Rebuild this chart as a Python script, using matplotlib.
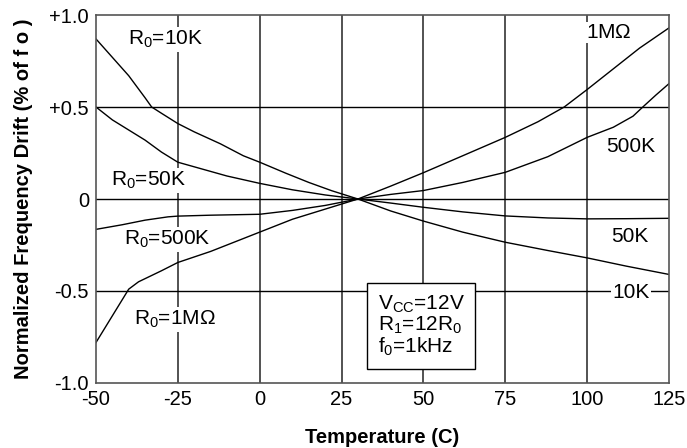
import matplotlib.pyplot as plt

plt.rcParams['font.family'] = ['Liberation Sans', 'DejaVu Sans']
plt.rcParams['mathtext.fontset'] = 'custom'
plt.rcParams['mathtext.rm'] = 'Liberation Sans'
plt.rcParams['mathtext.it'] = 'Liberation Sans'
plt.rcParams['axes.unicode_minus'] = False

# === Dados ===
t_10k = [-50, -45, -40, -35, -33, -30, -25, -20, -12, -5, 0, 8, 15, 22, 30, 40, 50, 62, 75, 88, 100, 112, 125]
d_10k = [0.87, 0.77, 0.67, 0.55, 0.5, 0.466, 0.41, 0.365, 0.3, 0.235, 0.2, 0.14, 0.09, 0.045, 0.0,
         -0.065, -0.12, -0.18, -0.235, -0.28, -0.32, -0.365, -0.41]

t_50k = [-50, -45, -40, -35, -30, -25, -18, -10, 0, 10, 20, 30, 40, 50, 62, 75, 88, 100, 112, 125]
d_50k = [0.5, 0.43, 0.375, 0.32, 0.255, 0.2, 0.165, 0.125, 0.085, 0.05, 0.022, 0.0, -0.022, -0.045,
         -0.07, -0.092, -0.103, -0.108, -0.107, -0.105]

t_500k = [-50, -42, -35, -28, -25, -15, 0, 10, 20, 30, 40, 50, 62, 75, 88, 100, 108, 114, 117, 121, 125]
d_500k = [-0.165, -0.14, -0.115, -0.097, -0.093, -0.088, -0.083, -0.062, -0.035, 0.0, 0.025, 0.046,
          0.09, 0.145, 0.23, 0.335, 0.39, 0.45, 0.5, 0.565, 0.627]

t_1m = [-50, -45, -40, -37, -30, -25, -15, -5, 0, 10, 20, 30, 40, 50, 62, 75, 85, 93, 100, 116, 125]
d_1m = [-0.78, -0.635, -0.49, -0.45, -0.39, -0.345, -0.285, -0.215, -0.18, -0.11, -0.055, 0.0, 0.07,
        0.143, 0.235, 0.335, 0.42, 0.5, 0.595, 0.82, 0.93]

x_ticks = [-50, -25, 0, 25, 50, 75, 100, 125]
y_ticks = [-1.0, -0.5, 0, 0.5, 1.0]
y_labels = ['-1.0', '-0.5', '0', '+0.5', '+1.0']

# === Figura ===
fig = plt.figure(figsize=(6.87, 4.48), dpi=100)
ax = fig.add_axes([0.1397, 0.1451, 0.8341, 0.8214])

for xv in x_ticks[1:-1]:
    ax.axvline(xv, color='#444444', lw=1.3, zorder=1)
for yv in [-0.5, 0, 0.5]:
    ax.axhline(yv, color='black', lw=1.0, zorder=1)

for t, d in [(t_10k, d_10k), (t_50k, d_50k), (t_500k, d_500k), (t_1m, d_1m)]:
    ax.plot(t, d, color='black', lw=1.0, zorder=2)

ax.set_xlim(-50, 125)
ax.set_ylim(-1.0, 1.0)
ax.set_xticks(x_ticks)
ax.set_yticks(y_ticks)
ax.set_yticklabels(y_labels)
ax.tick_params(length=0, labelsize=14.5, pad=5)
for s in ax.spines.values():
    s.set_color('#555555')
    s.set_linewidth(1.2)

fs = 15
white = dict(facecolor='white', edgecolor='none', pad=1.0)
labels = [
    (-28.9, 0.867, 'R$_0$=10K'),
    (-34.1, 0.10, 'R$_0$=50K'),
    (-28.3, -0.22, 'R$_0$=500K'),
    (-26.0, -0.655, 'R$_0$=1M$\\Omega$'),
    (106.7, 0.905, '1M$\\Omega$'),
    (113.4, 0.285, '500K'),
    (113.1, -0.204, '50K'),
    (113.4, -0.508, '10K'),
]
# rótulos ficam acima da grade mas abaixo das curvas
for x, y, s in labels:
    ax.text(x, y, s, fontsize=fs, ha='center', va='center', bbox=white, zorder=1.5)

ax.text(36.0, -0.69, 'V$_{CC}$=12V\nR$_1$=12R$_0$\nf$_0$=1kHz', fontsize=fs,
        ha='left', va='center', linespacing=1.0, zorder=3,
        bbox=dict(facecolor='white', edgecolor='black', lw=1.0, boxstyle='square,pad=0.5'))

ax.set_xlabel('Temperature (C)', fontsize=14.5, fontweight='bold', labelpad=14)
ax.set_ylabel('Normalized Frequency Drift (% of f o )', fontsize=14.5, fontweight='bold', labelpad=12)

fig.savefig('out.png', dpi=100)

REQUIREMENTS =
Repeat the listing above from its first line through the line that contains "0.143, 0.235, 0.335, 0.42, 0.5, 0.595, 0.82, 0.93]", both included, and nothing more. Drop the pictures.

CORRECT OUTPUT =
Rebuild this chart as a Python script, using matplotlib.
import matplotlib.pyplot as plt

plt.rcParams['font.family'] = ['Liberation Sans', 'DejaVu Sans']
plt.rcParams['mathtext.fontset'] = 'custom'
plt.rcParams['mathtext.rm'] = 'Liberation Sans'
plt.rcParams['mathtext.it'] = 'Liberation Sans'
plt.rcParams['axes.unicode_minus'] = False

# === Dados ===
t_10k = [-50, -45, -40, -35, -33, -30, -25, -20, -12, -5, 0, 8, 15, 22, 30, 40, 50, 62, 75, 88, 100, 112, 125]
d_10k = [0.87, 0.77, 0.67, 0.55, 0.5, 0.466, 0.41, 0.365, 0.3, 0.235, 0.2, 0.14, 0.09, 0.045, 0.0,
         -0.065, -0.12, -0.18, -0.235, -0.28, -0.32, -0.365, -0.41]

t_50k = [-50, -45, -40, -35, -30, -25, -18, -10, 0, 10, 20, 30, 40, 50, 62, 75, 88, 100, 112, 125]
d_50k = [0.5, 0.43, 0.375, 0.32, 0.255, 0.2, 0.165, 0.125, 0.085, 0.05, 0.022, 0.0, -0.022, -0.045,
         -0.07, -0.092, -0.103, -0.108, -0.107, -0.105]

t_500k = [-50, -42, -35, -28, -25, -15, 0, 10, 20, 30, 40, 50, 62, 75, 88, 100, 108, 114, 117, 121, 125]
d_500k = [-0.165, -0.14, -0.115, -0.097, -0.093, -0.088, -0.083, -0.062, -0.035, 0.0, 0.025, 0.046,
          0.09, 0.145, 0.23, 0.335, 0.39, 0.45, 0.5, 0.565, 0.627]

t_1m = [-50, -45, -40, -37, -30, -25, -15, -5, 0, 10, 20, 30, 40, 50, 62, 75, 85, 93, 100, 116, 125]
d_1m = [-0.78, -0.635, -0.49, -0.45, -0.39, -0.345, -0.285, -0.215, -0.18, -0.11, -0.055, 0.0, 0.07,
        0.143, 0.235, 0.335, 0.42, 0.5, 0.595, 0.82, 0.93]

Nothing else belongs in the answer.